I say the "bones" of the review have been announced as there is still a lot of detail to be filled in. Indeed, the announcement basically says that the next six-months will be spent putting flesh and skin on the review processes, before a six-month hiatus to allow the election and electoral referendum to occur. (Note that, election watchers ... this announcement suggests the PM already has penned in a post RWC November date.) The real work then begins in 2012-2013 when the review enters a phase of public consultation and discussion, with a final report due at the end of that year.

However, there is enough of a skeleton in place to make a few comments about the review's structure. First of all, it is to be an "insider's job". The final report (along with interim reports made along the way) will be from the Deputy PM and Minister of Maori Affairs ... which are assumed to be Bill English and Pita Sharples (note again what this says about predictions for the 2011 election and aftermath!). These two will get support and advice from not only officials but a "Constitutional Advisory Panel" of indeterminate size and composition. They also will make their reports after "consultation" with a "reference group of MPs from all parties across the House... ." So their report shouldn't just be whatever appeals to them as individuals, but rather a distillation of the considered views about the matter from the nation's political leaders, constitutional experts and (following a process of public debate and discussion) the people themselves.

There's swings and roundabouts to this approach. On the plus side, this review likely will escape the fate of (for instance) the 2025 Taskforce's detailed and passionate reports and recommendations, which seem destined simply to provide the PM with a chance to appear moderate and pragmatic as he rejects them forthwith. Having the reports come out under the names of two cabinet heavyweights makes it more likely that the recommendations they contain will actually be followed, rather than treated as an interesting but ultimately academic (in the pejorative, as-used-by-Gerry-Brownlee sense) enterprise.

The downside is the risk that the report will contain those options that are most palatable to those presently in power. Sure, there is to be extensive and widespread consultation with the public in general and Maori in particular. And I do not mean to imply that this exercise simply is window dressing designed to permit a set of pre-determined preferences to be imposed. But the fact is that where there is real, widespread disagreement over, or where there are choices between, how a particular issue should be resolved then (i) the status quo will prevail; unless (ii) the alternative is to the benefit of incumbent politicians (especially in the governing parties).

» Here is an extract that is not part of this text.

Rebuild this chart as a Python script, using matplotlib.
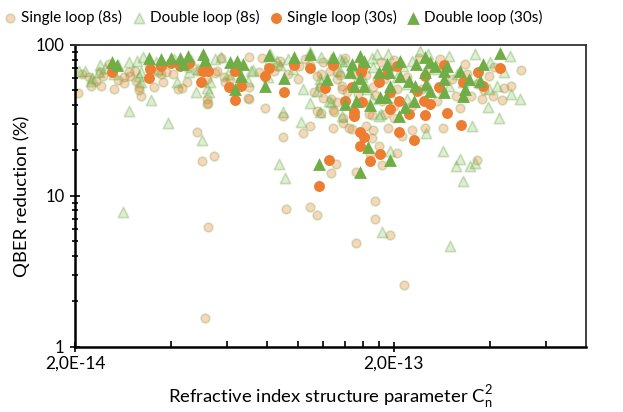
import numpy as np
import matplotlib
matplotlib.use('Agg')
import matplotlib.pyplot as plt
from matplotlib.ticker import FixedLocator, NullFormatter

plt.rcParams['font.family'] = ['Lato', 'DejaVu Sans']
plt.rcParams['font.size'] = 11

# Cn2 values in units of 1e-14, QBER reduction in %
single8_cn2 = [4.84, 5.45, 5.01, 5.23, 5.12, 5.19, 9.2, 10.9, 11.5, 12.7, 13.2, 15.2, 15.2, 17.5, 17.4, 19.4,
               21.5, 20.5, 18.4, 16.8, 36.5, 28.4, 19.1, 21.2, 7.9, 9.0, 10.4, 10.9, 12.9, 11.8, 13.0, 13.8,
               14.8, 16.3, 17.2, 17.1, 17.9, 7.0, 9.0, 32.3, 25.1, 22.8, 14.5, 11.5, 12.9, 15.0, 17.1, 20.0,
               13.8, 18.8, 16.7, 3.22, 5.23, 6.95,
               2.05, 2.1, 2.25, 2.32, 2.42, 2.40, 2.45, 2.65, 2.73, 2.85, 2.85, 2.95, 2.97, 3.09, 3.1, 3.18,
               3.18, 3.53, 3.78, 3.65, 3.73, 3.86, 4.05, 4.22, 4.34, 4.5, 4.84, 4.97, 5.19, 5.19, 5.5, 5.57,
               5.73, 5.87, 5.9, 6.12, 6.6, 7.0, 7.56, 7.7, 8.4, 8.67, 8.8, 10.1, 10.9, 11.5, 11.7, 12.0,
               11.8, 13.3, 13.3, 13.7, 15.1, 11.2, 12.6, 13.3, 14.2, 12.7, 13.7, 18.6, 17.2, 17.5, 18.4, 20.0,
               20.5, 22.8, 27.3, 31.3, 33.3, 34.9, 37.8, 38.3, 39.7, 41.0, 41.3, 43.7, 44.3, 46.6, 49.9, 27.9,
               24.0, 20.0, 18.2, 15.9, 14.0, 12.0, 10.5, 13.5, 16.3, 17.7, 19.1, 22.0, 25.4, 30.5, 33.9, 36.5,
               24.5, 28.3, 15.4, 10.0, 9.3, 7.0, 6.5, 4.53, 3.40, 2.55, 2.21]
single8_qber = [26.3, 18.5, 17.1, 6.2, 1.56, 40.4, 8.2, 8.4, 7.5, 14.2, 16.3, 14.5, 4.9, 9.3, 7.0, 5.5,
                2.55, 19.1, 16.1, 18.8, 17.4, 28.3, 28.3, 24.9, 38.0, 24.7, 25.9, 28.9, 28.3, 35.3, 35.8, 30.6,
                27.9, 28.9, 27.5, 24.2, 21.5, 43.7, 33.6, 38.0, 28.3, 27.5, 28.3, 36.3, 36.8, 33.6, 34.1, 33.0,
                33.0, 34.7, 34.7, 45.7, 41.1, 44.4,
                48.0, 64.1, 53.8, 57.5, 53.8, 66.1, 62.1, 50.9, 58.6, 56.2, 60.9, 66.1, 62.1, 67.1, 57.5, 52.5,
                50.1, 52.5, 56.7, 66.1, 64.1, 66.1, 64.1, 50.9, 51.7, 56.7, 67.1, 67.1, 59.3, 43.7, 65.4, 67.1,
                81.9, 60.9, 56.7, 59.3, 57.5, 83.2, 66.1, 81.9, 67.1, 72.4, 78.2, 72.4, 73.6, 62.1, 52.5, 44.4,
                64.1, 66.1, 59.3, 53.3, 63.1, 48.6, 67.1, 41.7, 48.6, 43.7, 50.9, 59.3, 52.5, 46.4, 42.3, 39.2,
                50.9, 39.2, 42.3, 45.7, 74.7, 45.7, 43.7, 50.1, 62.1, 45.7, 71.3, 43.0, 51.7, 53.3, 68.1, 80.7,
                81.9, 79.4, 77.0, 77.0, 81.9, 77.0, 80.7, 63.1, 63.1, 59.3, 69.2, 60.9, 67.1, 59.3, 64.1, 55.0,
                50.9, 49.4, 47.2, 59.3, 64.1, 52.5, 69.2, 70.9, 74.7, 74.7, 60.9]

double8_cn2 = [2.96, 3.9, 5.01, 2.83, 3.45, 8.7, 9.1, 18.4, 29.9, 28.4, 32.1, 31.3, 34.6, 35.9, 33.0, 25.2,
               35.2, 42.8, 19.4, 8.98, 10.2, 10.9, 12.7, 11.7, 12.5, 13.7, 18.2, 17.1, 22.0, 18.0, 39.5, 49.7,
               46.6, 3.22, 4.8, 5.19, 5.26, 10.4, 11.5, 11.8, 6.95, 7.1,
               2.06, 2.15, 2.25, 2.26, 2.4, 2.37, 2.49, 2.73, 2.96, 3.14, 3.26, 3.22, 3.18, 3.58, 4.1, 4.17,
               4.56, 4.63, 5.3, 5.5, 5.73, 7.24, 8.2, 8.1, 8.6, 8.8, 10.9, 12.7, 13.5, 13.7, 14.0, 11.8,
               13.5, 14.8, 15.4, 16.5, 17.1, 17.7, 19.1, 17.2, 19.3, 19.4, 21.4, 24.2, 25.6, 29.8, 35.9, 39.9,
               44.3, 42.1, 37.0, 25.6, 29.8, 32.9, 39.7, 46.3, 11.7, 22.0, 27.3, 31.6, 22.8, 20.5, 15.9, 6.5,
               6.05, 4.87, 3.65, 2.65, 8.06, 9.65, 9.3]
double8_qber = [36.3, 30.6, 23.3, 7.8, 42.9, 16.3, 13.2, 5.75, 4.64, 19.7, 17.6, 15.8, 15.8, 16.6, 12.6, 25.9,
                28.9, 33.0, 19.7, 35.8, 31.1, 41.1, 41.7, 35.8, 42.3, 33.6, 34.7, 43.7, 43.7, 33.6, 38.6, 43.7,
                47.2, 56.7, 48.6, 51.7, 48.6, 50.9, 49.4, 56.7, 57.5, 67.1,
                67.6, 67.6, 57.5, 60.3, 73.6, 66.1, 70.3, 73.6, 77.0, 78.2, 83.2, 66.1, 62.1, 77.0, 80.7, 56.7,
                66.1, 79.4, 56.7, 80.7, 83.2, 68.1, 87.1, 78.2, 78.2, 73.6, 89.7, 80.7, 67.1, 78.2, 78.2, 83.2,
                80.7, 72.4, 56.7, 50.9, 81.9, 87.1, 87.1, 71.3, 72.4, 48.6, 72.4, 91.4, 87.1, 84.5, 87.1, 77.0,
                66.1, 53.3, 60.3, 53.3, 53.3, 56.7, 50.9, 84.5, 59.3, 55.0, 69.2, 64.1, 78.2, 60.9, 60.9, 74.7,
                64.1, 69.2, 69.2, 64.1, 60.9, 69.2, 80.7]

single30_cn2 = [2.61, 3.40, 3.43, 3.73, 4.01, 4.28, 4.56, 4.97, 5.04, 5.23, 6.08, 6.35, 6.35, 6.63, 7.87, 8.10,
                9.02, 9.69, 10.9, 11.6, 12.5, 12.2, 12.9, 14.0, 14.8, 15.0, 15.0, 15.7, 16.1, 15.7, 15.8, 16.0,
                15.9, 16.8, 18.1, 18.0, 19.0, 19.4, 19.4, 20.4, 20.8, 20.8, 23.1, 22.3, 23.6, 24.8, 25.0, 25.0,
                25.9, 27.6, 28.8, 29.4, 32.4, 33.0, 36.8, 38.1, 43.1]
single30_qber = [66.1, 60.3, 69.2, 72.4, 75.9, 72.4, 75.9, 56.7, 67.1, 67.1, 52.5, 67.1, 43.0, 53.3, 62.1, 70.3,
                 48.6, 73.6, 70.3, 11.7, 17.4, 51.7, 73.6, 42.3, 52.5, 35.8, 33.6, 26.3, 24.4, 21.5, 66.1, 72.4,
                 41.7, 16.9, 18.8, 56.7, 64.1, 48.6, 37.4, 72.4, 42.3, 26.3, 23.3, 34.7, 49.4, 42.3, 62.1, 34.1,
                 40.4, 52.5, 73.6, 35.2, 29.7, 56.7, 66.1, 53.3, 70.3]

double30_cn2 = [2.61, 2.70, 3.40, 3.73, 4.01, 4.28, 4.53, 4.37, 5.04, 5.12, 6.12, 6.44, 6.63, 6.35, 6.72, 7.87,
                8.10, 9.02, 9.69, 10.9, 12.9, 12.3, 14.8, 14.6, 15.7, 16.1, 15.7, 15.0, 16.1, 14.0, 15.2, 16.8,
                18.0, 19.0, 19.3, 20.9, 20.9, 18.1, 19.4, 18.9, 20.8, 16.6, 11.6, 15.7, 19.4, 23.4, 25.0, 25.9,
                26.8, 28.6, 28.8, 29.3, 25.0, 22.3, 23.3, 25.9, 28.6, 23.1, 21.6, 32.1, 34.5, 33.3, 33.0, 37.9,
                37.1, 25.2, 43.1]
double30_qber = [77.0, 73.6, 81.9, 80.7, 81.9, 81.9, 84.5, 74.7, 87.1, 79.4, 77.0, 78.2, 62.1, 50.9, 74.7, 53.3,
                 85.8, 60.3, 83.2, 87.1, 83.2, 59.3, 74.7, 66.1, 84.5, 78.2, 60.3, 53.3, 53.3, 40.4, 42.3, 39.8,
                 66.1, 74.7, 66.1, 78.2, 62.1, 45.0, 53.3, 45.0, 33.6, 21.2, 16.3, 14.5, 17.4, 74.7, 83.2, 77.0,
                 72.4, 67.1, 59.3, 72.4, 66.1, 57.5, 53.3, 49.4, 48.6, 42.3, 38.6, 67.1, 59.3, 50.9, 45.7, 74.7,
                 57.5, 55.0, 88.4]

labels = ['Single loop (8s)', 'Double loop (8s)', 'Single loop (30s)', 'Double loop (30s)']
xtick_labels = ['2,0E-14', '2,0E-13']
ytick_labels = ['1', '10', '100']

orange = (0.929, 0.490, 0.192)
green = (0.439, 0.678, 0.278)

fig = plt.figure(figsize=(6.23, 4.12), dpi=100)
ax = fig.add_axes([0.1204, 0.1585, 0.8202, 0.7323])

ax.scatter(np.array(single8_cn2) * 1e-14, single8_qber, s=40, marker='o',
           facecolor=orange + (0.32,), edgecolor=green + (0.3,), linewidth=1.2, label=labels[0])
ax.scatter(np.array(double8_cn2) * 1e-14, double8_qber, s=55, marker='^',
           facecolor=green + (0.22,), edgecolor=green + (0.35,), linewidth=1.2, label=labels[1])
ax.scatter(np.array(single30_cn2) * 1e-14, single30_qber, s=62, marker='o',
           color=orange, linewidth=0, label=labels[2])
ax.scatter(np.array(double30_cn2) * 1e-14, double30_qber, s=85, marker='^',
           color=green, linewidth=0, label=labels[3])

ax.set_xscale('log')
ax.set_yscale('log')
ax.set_xlim(2e-14, 8e-13)
ax.set_ylim(1, 100)

ax.xaxis.set_major_locator(FixedLocator([2e-14, 2e-13]))
ax.xaxis.set_minor_locator(FixedLocator([k * 2e-14 for k in range(2, 10)] + [4e-13, 6e-13]))
ax.set_xticklabels(xtick_labels)
ax.xaxis.set_minor_formatter(NullFormatter())
ax.yaxis.set_major_locator(FixedLocator([1, 10, 100]))
ax.set_yticklabels(ytick_labels)
ax.yaxis.set_minor_formatter(NullFormatter())

ax.tick_params(axis='x', which='major', direction='inout', length=7, width=1.2, pad=3, labelsize=12.5)
ax.tick_params(axis='x', which='minor', direction='in', length=4, width=1.2)
ax.tick_params(axis='y', which='major', direction='inout', length=7, width=1.2, pad=4, labelsize=12)
ax.tick_params(axis='y', which='minor', direction='inout', length=5, width=1.2)

for side in ['left', 'bottom']:
    ax.spines[side].set_linewidth(1.8)
    ax.spines[side].set_color('black')
for side in ['top', 'right']:
    ax.spines[side].set_linewidth(1.3)
    ax.spines[side].set_color('#333333')

ax.set_xlabel(r'Refractive index structure parameter C$_\mathregular{n}^\mathregular{2}$', fontsize=13.3, labelpad=8)
ax.set_ylabel('QBER reduction (%)', fontsize=13.3, labelpad=4)

fig.legend(loc='upper center', bbox_to_anchor=(0.44, 1.0), ncol=4, frameon=False,
           handlelength=0.6, handletextpad=0.4, columnspacing=0.8, fontsize=11, borderaxespad=0.25)

plt.savefig('out.png', dpi=100)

I hope that doesn't come across as unduly cynical, because it really isn't meant to. There is a reason to be somewhat conservative with regards to constitutional change; generally the known-if-flawed will be better than the unknown-and-risky. And as there is no Archimedean point from which we can judge the "real, true" best option for change, the fact that incumbent politicians will have their biases along with the rest of us simply is a fact of life.

So there's a trade-off. The review has mana and a chance of actually accomplishing change, at the cost of close political control and a certain (small-c) conservative-bias. Perhaps, like love and marriage, you can't have one without the other. But it does mean that it is highly unlikely that this review will produce any completely unexpected, out-of-left-field recommendations (a la the 1986 Royal Commission on the Electoral System's call to adopt MMP).

To that end, here's my as-of-now, off-the-top-of-my-head, predictions for what will be recommended at the end of 2013 with respect to each of the review's current terms of reference. I note that these aren't necessarily my preferred outcomes to any or all of the issues. They rather represent my view on what Government ministers, after consulting with other MPs, hearing from "Constitutional Advisors" and receiving submissions from the public, are genuinely likely to think is the best way forward.

As always, reasoned and thoughtful comments - as well as disagreement on the substance of these thoughts - is welcome.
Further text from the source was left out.